*** Data lines

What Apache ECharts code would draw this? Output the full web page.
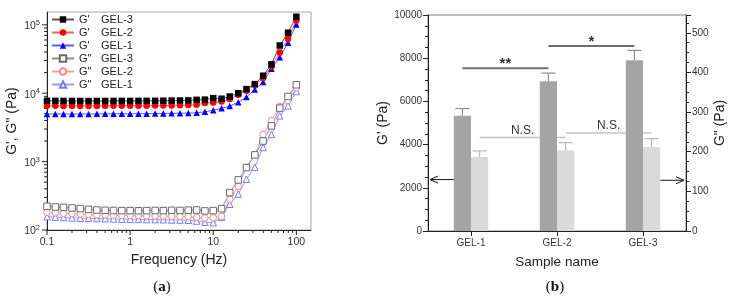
<!DOCTYPE html>
<html>
<head>
<meta charset="utf-8">
<script src="https://cdn.jsdelivr.net/npm/echarts@6/dist/echarts.min.js"></script>
<style>
  html, body { margin: 0; padding: 0; background: #fff; }
  #chart { width: 730px; height: 306px; }
</style>
</head>
<body>
<div id="chart"></div>
<script>
// ---------- (a) 频率扫描数据 ----------
const freq = [0.1, 0.126, 0.158, 0.2, 0.251, 0.316, 0.398, 0.501, 0.631, 0.794,
  1, 1.26, 1.58, 2, 2.51, 3.16, 3.98, 5.01, 6.31, 7.94,
  10, 12.6, 15.8, 20, 25.1, 31.6, 39.8, 50.1, 63.1, 79.4, 100];

const gp3 = [7750, 7720, 7700, 7700, 7690, 7680, 7700, 7690, 7700, 7710,
  7700, 7720, 7730, 7750, 7760, 7790, 7820, 7850, 8000, 8050,
  8480, 8300, 8950, 10000, 11480, 13590, 18000, 26400, 49900, 76600, 131000];
const gp2 = [6550, 6530, 6520, 6520, 6510, 6520, 6520, 6530, 6530, 6540,
  6550, 6560, 6570, 6590, 6600, 6620, 6650, 6700, 6770, 7170,
  7310, 7560, 8200, 9480, 10840, 13280, 16640, 24600, 39460, 62650, 115900];
const gp1 = [4980, 4980, 4970, 4970, 4980, 4980, 4990, 4990, 5000, 5000,
  5010, 5020, 5030, 5040, 5060, 5080, 5100, 5130, 5160, 5350,
  5630, 6020, 6480, 7360, 8770, 11330, 14590, 22750, 33560, 54700, 101400];
const gpp3 = [222, 217, 214, 210, 206, 200, 196, 194, 193, 192,
  192, 191, 192, 193, 192, 194, 193, 195, 196, 190,
  192, 205, 352, 540, 817, 1253, 2000, 3330, 6050, 8950, 13280];
const gpp2 = [181, 178, 175, 173, 171, 169, 167, 166, 165, 164,
  163, 162, 161, 160, 160, 159, 158, 157, 153, 150,
  152, 158, 281, 433, 828, 1253, 2500, 4010, 6400, 7800, 12000];
const gpp1 = [157, 154, 152, 150, 149, 148, 147, 146, 145, 144,
  144, 143, 142, 142, 141, 140, 140, 139, 135, 130,
  128, 153, 238, 336, 552, 828, 1610, 2500, 4670, 6530, 10590];

// 坐标轴刻度 (a)
const xTickVals = [0.1, 1, 10, 100];
const xTickText = ['0.1', '1', '10', '100'];
const xMinorTicks = [0.2, 0.3, 0.4, 0.5, 0.6, 0.7, 0.8, 0.9,
  2, 3, 4, 5, 6, 7, 8, 9, 20, 30, 40, 50, 60, 70, 80, 90];
const yTickVals = [100, 1000, 10000, 100000];
const yTickExp = ['2', '3', '4', '5'];
const yMinorTicks = [200, 300, 400, 500, 600, 700, 800, 900,
  2000, 3000, 4000, 5000, 6000, 7000, 8000, 9000,
  20000, 30000, 40000, 50000, 60000, 70000, 80000, 90000];

// ---------- (b) 柱状图数据 ----------
const cats = ['GEL-1', 'GEL-2', 'GEL-3'];
const gpMean = [5330, 6930, 7900];
const gpErr = [340, 380, 460];
const gppMean = [187, 204, 212];
const gppErr = [15, 19, 21];
// 显著性标注: [起始组, 结束组, 高度, 文字]
const sigGp = [[0, 1, 7530, '**'], [1, 2, 8560, '*']];
const sigGpp = [[0, 1, 236, 'N.S.'], [1, 2, 247, 'N.S.']];
// 指向坐标轴的箭头: [组, 数值]
const arrowGp = [0, 2380];
const arrowGpp = [2, 128];

const FONT = 'Liberation Sans, Arial, sans-serif';
const BAR_FRAC = 0.2;
const X_MIN = 0.1, X_MAX = 150, Y_MIN = 100, Y_MAX = 154000;

const chart = echarts.init(document.getElementById('chart'));

const toPairs = ys => freq.map((f, i) => [f, ys[i]]);

function lineSeries(name, ys, symbol, fill, stroke, lineColor) {
  return {
    name, type: 'line', xAxisIndex: 0, yAxisIndex: 0,
    data: toPairs(ys),
    symbol, symbolSize: 6.5,
    itemStyle: { color: fill, borderColor: stroke, borderWidth: fill === '#fff' ? 1 : 0 },
    lineStyle: { color: lineColor, width: 1 },
    emphasis: { disabled: true }
  };
}

// (a) 的刻度（含对数次刻度）
const tickList = [
  ...xTickVals.map(v => ({ axis: 'x', v, len: 5 })),
  ...xMinorTicks.map(v => ({ axis: 'x', v, len: 3 })),
  ...yTickVals.map(v => ({ axis: 'y', v, len: 5 })),
  ...yMinorTicks.map(v => ({ axis: 'y', v, len: 3 }))
];

function txt(x, y, text, font, fill, align, vAlign) {
  return {
    type: 'text', x, y,
    style: { text, font, fill, align, verticalAlign: vAlign, textAlign: align, textVerticalAlign: vAlign }
  };
}

// 误差线
function errRender(side, color) {
  return (params, api) => {
    const i = api.value(0), m = api.value(1), e = api.value(2);
    const band = api.size([1, 0])[0];
    const base = api.coord([i, m]);
    const top = api.coord([i, m + e]);
    const x = base[0] + side * band * BAR_FRAC / 2;
    const st = { stroke: color, lineWidth: 1.2 };
    return {
      type: 'group', children: [
        { type: 'line', shape: { x1: x, y1: base[1], x2: x, y2: top[1] }, style: st },
        { type: 'line', shape: { x1: x - 7, y1: top[1], x2: x + 7, y2: top[1] }, style: st }
      ]
    };
  };
}

// 显著性连线
function sigRender(list, side, color, width, font, dy) {
  return (params, api) => {
    const d = list[params.dataIndex];
    const band = api.size([1, 0])[0];
    const off = side * band * BAR_FRAC / 2;
    const a = api.coord([d[0], d[2]]);
    const b = api.coord([d[1], d[2]]);
    const x1 = a[0] + off, x2 = b[0] + off, y = a[1];
    return {
      type: 'group', children: [
        { type: 'line', shape: { x1, y1: y, x2, y2: y }, style: { stroke: color, lineWidth: width } },
        txt((x1 + x2) / 2, y + dy, d[3], font, '#333', 'center', 'middle')
      ]
    };
  };
}

// 箭头
function arrowRender(side) {
  return (params, api) => {
    const p = api.coord([api.value(0), api.value(1)]);
    const band = api.size([1, 0])[0];
    const x0 = p[0] + side * band * BAR_FRAC;
    const x1 = p[0] + side * (band / 2 - 2);
    const y = p[1];
    const st = { stroke: '#111', lineWidth: 1 };
    return {
      type: 'group', children: [
        { type: 'line', shape: { x1: x0, y1: y, x2: x1, y2: y }, style: st },
        { type: 'polyline', shape: { points: [[x1 - side * 8, y - 3.5], [x1, y], [x1 - side * 8, y + 3.5]] }, style: { stroke: '#111', lineWidth: 1, fill: null } }
      ]
    };
  };
}

const option = {
  animation: false,
  backgroundColor: '#fff',
  textStyle: { fontFamily: FONT },
  grid: [
    { left: 47, right: 419, top: 12, bottom: 76, show: true, borderColor: '#a8a8a8', borderWidth: 1 },
    { left: 428, right: 44, top: 15, bottom: 75, show: true, borderColor: '#808080', borderWidth: 1 }
  ],
  legend: {
    data: ["G' GEL-3", "G' GEL-2", "G' GEL-1", 'G" GEL-3', 'G" GEL-2', 'G" GEL-1'],
    orient: 'vertical', left: 51, top: 13, padding: 0, itemGap: 0,
    itemWidth: 22, itemHeight: 8, selectedMode: false,
    formatter: name => {
      const parts = name.split(' ');
      return '{g|' + parts[0] + '}{s|' + parts[1] + '}';
    },
    textStyle: {
      fontFamily: FONT, fontSize: 11, color: '#222', lineHeight: 13,
      rich: { g: { width: 22, fontSize: 11, lineHeight: 13 }, s: { fontSize: 11, lineHeight: 13 } }
    }
  },
  xAxis: [
    {
      type: 'log', gridIndex: 0, logBase: 10, min: X_MIN, max: X_MAX,
      name: 'Frequency (Hz)', nameLocation: 'middle', nameGap: 21,
      nameTextStyle: { fontSize: 14, color: '#222', fontFamily: FONT },
      axisLine: { show: true, lineStyle: { color: '#222', width: 1 } },
      axisTick: { show: false }, splitLine: { show: false },
      axisLabel: {
        margin: 7, fontSize: 10.5, color: '#333', showMaxLabel: false,
        formatter: v => {
          const i = xTickVals.findIndex(t => Math.abs(Math.log10(t) - Math.log10(v)) < 0.01);
          return i < 0 ? '' : xTickText[i];
        }
      }
    },
    {
      type: 'category', gridIndex: 1, data: cats,
      name: 'Sample name', nameLocation: 'middle', nameGap: 24,
      nameTextStyle: { fontSize: 13.5, color: '#222', fontFamily: FONT },
      axisLine: { show: true, lineStyle: { color: '#222', width: 1 } },
      axisTick: { show: true, alignWithLabel: true, length: 5, lineStyle: { color: '#222' } },
      axisLabel: { margin: 7, fontSize: 10, color: '#333' }
    }
  ],
  yAxis: [
    {
      type: 'log', gridIndex: 0, logBase: 10, min: Y_MIN, max: Y_MAX,
      name: 'G\', G" (Pa)', nameLocation: 'middle', nameGap: 28, nameRotate: 90,
      nameTextStyle: { fontSize: 14, color: '#222', fontFamily: FONT },
      axisLine: { show: true, lineStyle: { color: '#222', width: 1 } },
      axisTick: { show: false }, splitLine: { show: false },
      axisLabel: {
        margin: 7, color: '#333', showMaxLabel: false,
        formatter: v => {
          const i = yTickVals.findIndex(t => Math.abs(Math.log10(t) - Math.log10(v)) < 0.01);
          return i < 0 ? '' : '{b|10}{s|' + yTickExp[i] + '}';
        },
        rich: {
          b: { fontSize: 10.5, color: '#333', verticalAlign: 'bottom', lineHeight: 14 },
          s: { fontSize: 7.5, color: '#333', verticalAlign: 'bottom', lineHeight: 14, padding: [0, 0, 5, 0] }
        }
      }
    },
    {
      type: 'value', gridIndex: 1, min: 0, max: 10000, interval: 2000,
      name: "G' (Pa)", nameLocation: 'middle', nameGap: 33, nameRotate: 90,
      nameTextStyle: { fontSize: 14, color: '#222', fontFamily: FONT },
      axisLine: { show: true, lineStyle: { color: '#222', width: 1 } },
      axisTick: { show: true, length: 5, lineStyle: { color: '#222' } },
      minorTick: { show: true, splitNumber: 4, length: 3, lineStyle: { color: '#222' } },
      splitLine: { show: false },
      axisLabel: { margin: 6, fontSize: 10, color: '#333', formatter: v => String(v) }
    },
    {
      type: 'value', gridIndex: 1, position: 'right', min: 0, max: 545, interval: 100,
      name: 'G" (Pa)', nameLocation: 'middle', nameGap: 27, nameRotate: 90,
      nameTextStyle: { fontSize: 14, color: '#222', fontFamily: FONT },
      axisLine: { show: true, lineStyle: { color: '#222', width: 1 } },
      axisTick: { show: true, length: 5, lineStyle: { color: '#222' } },
      minorTick: { show: true, splitNumber: 4, length: 3, lineStyle: { color: '#222' } },
      splitLine: { show: false },
      axisLabel: { margin: 6, fontSize: 10, color: '#333', showMaxLabel: false, formatter: v => String(v) }
    }
  ],
  series: [
    lineSeries('G" GEL-1', gpp1, 'triangle', '#fff', '#7a7aff', '#9a9aff'),
    lineSeries('G" GEL-2', gpp2, 'circle', '#fff', '#f08a8a', '#f0a0a0'),
    lineSeries('G" GEL-3', gpp3, 'rect', '#fff', '#6a6a6a', '#8a8a8a'),
    lineSeries("G' GEL-1", gp1, 'triangle', '#0000ff', '#0000ff', '#5a5aff'),
    lineSeries("G' GEL-2", gp2, 'circle', '#ff0000', '#ff0000', '#ff6060'),
    lineSeries("G' GEL-3", gp3, 'rect', '#000000', '#000000', '#555555'),
    {
      type: 'custom', xAxisIndex: 0, yAxisIndex: 0, silent: true, clip: false,
      data: tickList.map(t => t.axis === 'x' ? [t.v, Y_MIN] : [X_MIN, t.v]),
      renderItem: (params, api) => {
        const t = tickList[params.dataIndex];
        const p = api.coord([api.value(0), api.value(1)]);
        const shape = t.axis === 'x'
          ? { x1: p[0], y1: p[1], x2: p[0], y2: p[1] + t.len }
          : { x1: p[0], y1: p[1], x2: p[0] - t.len, y2: p[1] };
        return { type: 'line', shape, style: { stroke: '#222', lineWidth: 1 } };
      }
    },
    {
      name: "G'", type: 'bar', xAxisIndex: 1, yAxisIndex: 1, data: gpMean,
      barWidth: '20%', barGap: '0%', itemStyle: { color: '#a4a4a4' }, emphasis: { disabled: true }
    },
    {
      name: 'G"', type: 'bar', xAxisIndex: 1, yAxisIndex: 2, data: gppMean,
      barWidth: '20%', barGap: '0%', itemStyle: { color: '#dadada' }, emphasis: { disabled: true }
    },
    {
      type: 'custom', xAxisIndex: 1, yAxisIndex: 1, silent: true, clip: false,
      encode: { x: 0, y: 1 },
      data: cats.map((c, i) => [i, gpMean[i], gpErr[i]]),
      renderItem: errRender(-1, '#8e8e8e')
    },
    {
      type: 'custom', xAxisIndex: 1, yAxisIndex: 2, silent: true, clip: false,
      encode: { x: 0, y: 1 },
      data: cats.map((c, i) => [i, gppMean[i], gppErr[i]]),
      renderItem: errRender(1, '#b8b8b8')
    },
    {
      type: 'custom', xAxisIndex: 1, yAxisIndex: 1, silent: true, clip: false,
      encode: { x: 0, y: 1 },
      data: sigGp.map(d => [d[0], d[2]]),
      renderItem: sigRender(sigGp, -1, '#6e6e6e', 2, 'bold 15px ' + FONT, -4)
    },
    {
      type: 'custom', xAxisIndex: 1, yAxisIndex: 2, silent: true, clip: false,
      encode: { x: 0, y: 1 },
      data: sigGpp.map(d => [d[0], d[2]]),
      renderItem: sigRender(sigGpp, 1, '#c4c4c4', 1.5, '12px ' + FONT, -7)
    },
    {
      type: 'custom', xAxisIndex: 1, yAxisIndex: 1, silent: true, clip: false,
      encode: { x: 0, y: 1 },
      data: [arrowGp],
      renderItem: arrowRender(-1)
    },
    {
      type: 'custom', xAxisIndex: 1, yAxisIndex: 2, silent: true, clip: false,
      encode: { x: 0, y: 1 },
      data: [arrowGpp],
      renderItem: arrowRender(1)
    }
  ],
  graphic: [
    {
      type: 'text', x: 162, y: 287,
      style: {
        text: '{p|(}{b|a}{p|)}', align: 'center', verticalAlign: 'middle',
        textAlign: 'center', textVerticalAlign: 'middle',
        rich: {
          p: { fontFamily: 'Liberation Serif', fontSize: 15, fill: '#111', color: '#111' },
          b: { fontFamily: 'Liberation Serif', fontSize: 15, fontWeight: 'bold', fill: '#111', color: '#111' }
        }
      }
    },
    {
      type: 'text', x: 555, y: 287,
      style: {
        text: '{p|(}{b|b}{p|)}', align: 'center', verticalAlign: 'middle',
        textAlign: 'center', textVerticalAlign: 'middle',
        rich: {
          p: { fontFamily: 'Liberation Serif', fontSize: 15, fill: '#111', color: '#111' },
          b: { fontFamily: 'Liberation Serif', fontSize: 15, fontWeight: 'bold', fill: '#111', color: '#111' }
        }
      }
    }
  ]
};

chart.setOption(option);
</script>
</body>
</html>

******

Reproduce only the lines from the beginning of the data through the line that contains "10, 12.6, 15.8, 20, 25.1, 31.6, 39.8, 50.1, 63.1, 79.4, 100];", both included, and please drop the pictures.

What Apache ECharts code would draw this? Output the full web page.
<!DOCTYPE html>
<html>
<head>
<meta charset="utf-8">
<script src="https://cdn.jsdelivr.net/npm/echarts@6/dist/echarts.min.js"></script>
<style>
  html, body { margin: 0; padding: 0; background: #fff; }
  #chart { width: 730px; height: 306px; }
</style>
</head>
<body>
<div id="chart"></div>
<script>
// ---------- (a) 频率扫描数据 ----------
const freq = [0.1, 0.126, 0.158, 0.2, 0.251, 0.316, 0.398, 0.501, 0.631, 0.794,
  1, 1.26, 1.58, 2, 2.51, 3.16, 3.98, 5.01, 6.31, 7.94,
  10, 12.6, 15.8, 20, 25.1, 31.6, 39.8, 50.1, 63.1, 79.4, 100];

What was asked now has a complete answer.